Despite a not particularly fabulous résumé, Bickar was still smitten by her new school, which was founded in 1865.
"I did meet the coach and the team," she said. "Everyone was really nice and I could see myself joining their team. The campus had a good college feel because it wasn’t spread out throughout a city. Everything was right there."
A major reason why Bickar quickly became a force on the golf course was her ability to drive the ball further than most. Like just about anyone who has played the often fickle game that originated in 15th-century Scotland, though, Bickar’s short game could use a tune-up or two.
"That has been my biggest weakness throughout my career," she said.
Fortunately, there is plenty of time to fix those leaks. Pardon her opponents if they hardly noticed.
Prior to her senior year, Bickar was a member of the Junior Ryder Cup Team. She also qualified for the Optimist International Junior Golf Championship, which is scheduled to take place July 11-16 at Trump National Doral Resort and Spa in Miami.
"I talked to [former head girls coach] Mark Horner and [longtime head boys coach] Jon Shomo and none of us are sure if there has been a more decorated women’s golfer to graduate from Tallmadge High School," Campbell said.
One could make an argument that she had a rather decorated career on the court too. Don’t expect Bickar to put the basketball away for good. Considering Indiana’s wealth of hoops’ history, she’s bound to find a rim and a net somewhere.
"I’m going to miss basketball a lot, especially in games with my friends and teammates," Bickar said. "It has been something I’ve grown up playing my whole life and having my dad coach me this last season really meant a lot."

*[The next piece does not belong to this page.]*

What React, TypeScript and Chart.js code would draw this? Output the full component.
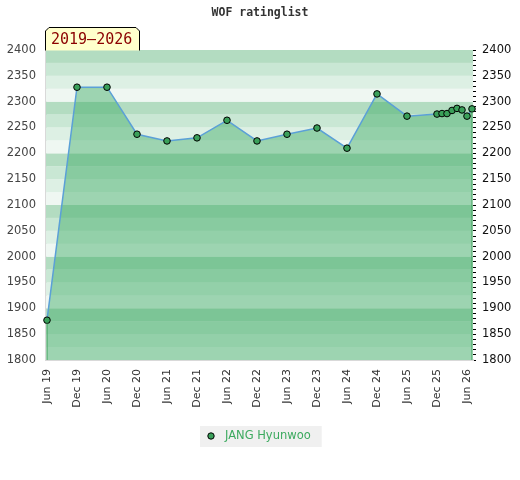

Her father’s urging to make the links a priority in the fall has meant a great deal to the versatile teenager, as well.
In the end, though, one person deserves more credit than anyone else when it comes to Bickar’s multitude of achievements in her second favorite sport.
That person happens to like dribbling, shooting and rebounding, as well. Seems only logical since he is an assistant coach with the boys basketball team.
"I wouldn’t be the player I am without Coach Campbell," Bickar said. "He always knows when to try something new or what's not working in my swing.
"He has also taught me a lot about the mental side of golf, which is a big part in playing the game. Coach Campbell will always help anyone with things that don’t have to do with sports. He has taught me and my team things about life and he does what’s best for others."